Demonstration of MLOps using MLflow and Domino Model Endpoint
We use this project to demonstrate one possible lifecycle of MLFlow models, from development to testing and deployment to production. MLFlow keeps track of the models and artifacts, with Domino deploying them as Model APIs. The MLFlow models are transitioned to Staging before deployment. When the model APIs have been tested, the code is moved to the main branch, at which point the MLFlow model is transitioned to Production.
For simplicity and demonstration purposes, the transition to staging is done from the workspace using the MLFlow version of the model. This reflects the iterative nature of the development process.
Using MLFlow in Domino
It is expected that this git repository will be used to create a git based project in Domino, with the user positioned to develop in the right branch ('dev' in this case).
A workspace using the Domino environment, 'MLflow-Stage-Transition--Workspace' and the JupyterLab IDE must be used for the proper setup of OS environment variables and connection to the proxy.
The mlflow-model.ipynb
notebook shows how to use the MLFlow client to create experiments and runs and to register models. The environment variables required for the client to function properly, like 'MLFLOW_TRACKING_URI' are already populated within the workspace. Some familiarity with these MLFlow specific environment variables is assumed.

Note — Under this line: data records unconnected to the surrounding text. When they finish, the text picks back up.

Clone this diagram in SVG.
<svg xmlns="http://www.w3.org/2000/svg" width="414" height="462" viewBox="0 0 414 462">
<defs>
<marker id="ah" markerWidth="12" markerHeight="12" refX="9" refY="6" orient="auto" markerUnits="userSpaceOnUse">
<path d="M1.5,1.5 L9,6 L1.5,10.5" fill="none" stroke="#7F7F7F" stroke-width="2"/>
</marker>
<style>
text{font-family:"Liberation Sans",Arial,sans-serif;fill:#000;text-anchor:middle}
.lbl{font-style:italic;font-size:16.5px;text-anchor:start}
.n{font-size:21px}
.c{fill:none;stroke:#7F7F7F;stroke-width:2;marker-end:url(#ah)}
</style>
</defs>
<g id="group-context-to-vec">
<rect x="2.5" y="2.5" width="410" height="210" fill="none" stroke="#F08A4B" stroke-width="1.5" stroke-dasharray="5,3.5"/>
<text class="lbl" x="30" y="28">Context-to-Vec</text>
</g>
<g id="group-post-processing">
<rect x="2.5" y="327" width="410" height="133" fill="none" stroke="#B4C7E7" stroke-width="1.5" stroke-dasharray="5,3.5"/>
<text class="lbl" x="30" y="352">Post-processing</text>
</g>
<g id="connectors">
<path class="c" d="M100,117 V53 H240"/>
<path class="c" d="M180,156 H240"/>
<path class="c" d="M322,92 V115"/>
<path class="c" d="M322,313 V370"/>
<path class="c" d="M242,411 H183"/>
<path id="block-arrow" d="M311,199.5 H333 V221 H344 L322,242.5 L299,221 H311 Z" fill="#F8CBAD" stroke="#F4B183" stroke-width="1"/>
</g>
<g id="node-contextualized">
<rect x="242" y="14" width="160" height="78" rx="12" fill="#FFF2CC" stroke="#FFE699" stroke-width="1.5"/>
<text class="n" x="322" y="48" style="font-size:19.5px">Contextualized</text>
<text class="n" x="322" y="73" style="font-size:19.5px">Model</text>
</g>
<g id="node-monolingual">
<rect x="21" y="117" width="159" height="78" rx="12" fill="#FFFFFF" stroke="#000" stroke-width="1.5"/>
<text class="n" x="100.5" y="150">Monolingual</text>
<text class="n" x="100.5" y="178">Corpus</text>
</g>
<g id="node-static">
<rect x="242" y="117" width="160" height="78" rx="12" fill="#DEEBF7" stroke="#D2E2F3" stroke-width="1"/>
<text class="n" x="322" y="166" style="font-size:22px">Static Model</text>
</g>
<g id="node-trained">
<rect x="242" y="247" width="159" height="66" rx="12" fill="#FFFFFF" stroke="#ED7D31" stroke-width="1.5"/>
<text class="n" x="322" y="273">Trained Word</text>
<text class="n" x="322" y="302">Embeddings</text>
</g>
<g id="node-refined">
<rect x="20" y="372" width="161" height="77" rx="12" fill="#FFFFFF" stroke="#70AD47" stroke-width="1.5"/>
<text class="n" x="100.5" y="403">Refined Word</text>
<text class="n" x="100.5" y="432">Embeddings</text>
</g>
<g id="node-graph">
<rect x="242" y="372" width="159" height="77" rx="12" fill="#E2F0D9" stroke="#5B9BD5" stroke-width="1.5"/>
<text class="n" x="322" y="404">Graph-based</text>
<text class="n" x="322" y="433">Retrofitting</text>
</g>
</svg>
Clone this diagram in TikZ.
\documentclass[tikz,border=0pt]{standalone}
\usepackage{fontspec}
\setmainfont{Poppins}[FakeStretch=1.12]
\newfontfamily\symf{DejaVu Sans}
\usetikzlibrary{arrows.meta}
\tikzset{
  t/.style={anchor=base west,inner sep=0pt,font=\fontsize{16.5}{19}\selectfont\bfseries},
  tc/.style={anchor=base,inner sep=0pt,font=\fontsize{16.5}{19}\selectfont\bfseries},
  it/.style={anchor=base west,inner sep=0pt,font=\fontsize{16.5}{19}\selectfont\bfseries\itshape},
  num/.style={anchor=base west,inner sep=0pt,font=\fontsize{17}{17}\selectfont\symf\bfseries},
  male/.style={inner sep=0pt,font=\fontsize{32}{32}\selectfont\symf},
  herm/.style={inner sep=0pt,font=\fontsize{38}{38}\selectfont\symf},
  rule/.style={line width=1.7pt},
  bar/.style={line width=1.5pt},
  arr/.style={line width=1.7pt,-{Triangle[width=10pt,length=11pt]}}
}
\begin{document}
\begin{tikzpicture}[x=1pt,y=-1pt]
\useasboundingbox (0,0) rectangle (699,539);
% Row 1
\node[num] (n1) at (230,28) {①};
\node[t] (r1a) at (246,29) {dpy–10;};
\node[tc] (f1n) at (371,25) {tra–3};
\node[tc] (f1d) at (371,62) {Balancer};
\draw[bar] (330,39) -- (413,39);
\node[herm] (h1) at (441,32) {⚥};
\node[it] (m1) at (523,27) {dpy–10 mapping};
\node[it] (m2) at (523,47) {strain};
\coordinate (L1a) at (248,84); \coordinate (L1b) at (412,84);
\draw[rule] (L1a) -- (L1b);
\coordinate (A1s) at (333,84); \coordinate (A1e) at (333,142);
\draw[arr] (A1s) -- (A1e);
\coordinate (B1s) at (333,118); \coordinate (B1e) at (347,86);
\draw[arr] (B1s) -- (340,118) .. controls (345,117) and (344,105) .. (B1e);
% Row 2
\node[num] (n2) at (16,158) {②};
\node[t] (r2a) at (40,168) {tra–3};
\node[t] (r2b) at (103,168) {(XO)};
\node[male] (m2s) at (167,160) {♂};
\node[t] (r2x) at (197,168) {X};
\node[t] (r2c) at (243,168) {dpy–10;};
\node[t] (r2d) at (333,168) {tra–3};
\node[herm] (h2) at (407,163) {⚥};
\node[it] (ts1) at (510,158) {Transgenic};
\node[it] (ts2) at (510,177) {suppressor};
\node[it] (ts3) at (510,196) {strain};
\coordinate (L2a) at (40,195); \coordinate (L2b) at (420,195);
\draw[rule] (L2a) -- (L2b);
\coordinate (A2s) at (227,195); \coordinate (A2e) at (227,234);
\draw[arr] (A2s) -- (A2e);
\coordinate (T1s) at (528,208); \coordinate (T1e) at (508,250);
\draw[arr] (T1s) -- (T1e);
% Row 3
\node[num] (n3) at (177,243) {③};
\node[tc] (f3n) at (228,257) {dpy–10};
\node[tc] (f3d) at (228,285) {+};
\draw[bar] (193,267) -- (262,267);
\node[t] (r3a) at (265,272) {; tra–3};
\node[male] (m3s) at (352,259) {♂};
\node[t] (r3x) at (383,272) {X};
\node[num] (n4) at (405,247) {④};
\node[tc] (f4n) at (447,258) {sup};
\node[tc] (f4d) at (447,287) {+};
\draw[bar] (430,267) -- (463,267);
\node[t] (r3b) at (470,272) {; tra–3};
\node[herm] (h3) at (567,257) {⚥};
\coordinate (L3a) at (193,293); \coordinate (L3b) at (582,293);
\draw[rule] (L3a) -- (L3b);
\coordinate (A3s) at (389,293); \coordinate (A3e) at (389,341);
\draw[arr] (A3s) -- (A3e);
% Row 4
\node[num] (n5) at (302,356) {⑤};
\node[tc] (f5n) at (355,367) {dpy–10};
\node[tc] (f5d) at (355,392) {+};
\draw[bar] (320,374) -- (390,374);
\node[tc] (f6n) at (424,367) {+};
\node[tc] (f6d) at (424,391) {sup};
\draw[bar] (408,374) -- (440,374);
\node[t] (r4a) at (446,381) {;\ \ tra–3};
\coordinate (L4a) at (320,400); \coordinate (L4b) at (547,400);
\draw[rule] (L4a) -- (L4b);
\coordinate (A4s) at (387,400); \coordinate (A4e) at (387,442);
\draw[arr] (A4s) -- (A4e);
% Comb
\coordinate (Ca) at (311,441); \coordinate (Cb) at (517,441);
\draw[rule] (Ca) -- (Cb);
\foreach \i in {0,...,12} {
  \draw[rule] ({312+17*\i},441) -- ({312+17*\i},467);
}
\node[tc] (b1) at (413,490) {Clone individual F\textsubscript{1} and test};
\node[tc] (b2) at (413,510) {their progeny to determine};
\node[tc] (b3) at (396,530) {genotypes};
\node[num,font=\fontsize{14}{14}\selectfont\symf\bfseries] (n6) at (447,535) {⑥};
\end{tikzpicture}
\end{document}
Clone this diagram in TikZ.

Once the models are created, they can be viewed by launching the Tracking UI from the workspace launcher (the MLFLOW icon under the Notebook section of the launcher)
Testing the model
Once the model has been developed and registered with MLFlow, it can be tested by deploying it as a model API in Domino. In order to do that, use the deploy-to-staging.ipynb
notebook. You will notice that the project name is the same as the current project. The environment ID reflects a Domino environment that was created specifically to run the model (in this case, the environment named 'domino_mlflow_api_endpoint'). We would like to have created the environment using the requirements file stored as part of the model artifacts, but the model API container is locked down.
Only an invocation by the project owner or the use of a service token will enable the transition to Staging and deployment of the model API.
If all goes well, a Domino model API will be deployed with a model ID and model version ID. The Domino model will have environment variables set to reflect the MLFLOW_MODEL_NAME, MLFLOW_MODEL_OWNER, MLFLOW_MODEL_VERSION and MLFLOW_RUN_ID. These variables are used to locate the model artifacts when the model is running.
The model artifacts are copied to a specific folder by a mutation and accessed from there by the model API code. The path follows a familiar Domino workspace pattern:
/artifacts/mlflow/{model_owner}/{mlflow_run_id}/artifacts/model
.
By providing MLFlow metadata as environment variables, the mutation and the code can construct the same path.
The MLFlow model will be transitioned to Staging, with tags set to reflect the corresponding DOMINO_MODEL_ID and DOMINO_MODEL_VERSION_ID. These tags can be used to formulate the Domino model API URL and access it.
Transition to production
Once the model has been satisfactorily tested, update the scripts/model_version.json file to indicate which models are ready for production use. The models are grouped by their project ID.
Within github, repository secrets are stored for each project ID. The name of the secret is PROJECT_ID_{project_id} and the value is a service token generated specifically for that project ID. This token is also stored as a kubernetes secret with the name {project_id}.apikey
To generate and store the service account token in kubernetes, use the following snippet:
pip install --user domino-mlflow-client==0.6.9
# Generate the token and install it as a kubernetes secret. Need to be connected
# to the right cluster.
python3 -m domino_mlflow_client.service_account_utils -i <project_id> -n <project_name> -o <domino_project_owner>
# View the secret - substitute the actual project id for <project_id>
kubectl get secret mlflow-model-secret -n mlflow-efs -o jsonpath="{.data.<project_id>\.apikey}" | base64 --decode
Copy the secret value output from above and create a github repository secret:
Secret Name | Secret Value |
---|---|
PROJECT_ID_<project_id> | <secret value from above> |
When a stage transition is requested, the mlflow proxy checks for a service token and matches the value provided in the API call with the apikey file stored as a kubernetes secret.
Service tokens are typically for use by clients like github, in order to avoid user credential propagation.
When the code is merged to the 'main' branch of this repository, a git action is triggered, which will invoke the MLFlow endpoint with the right token for the project ID in model_version.json and transition the MLFlow model to production.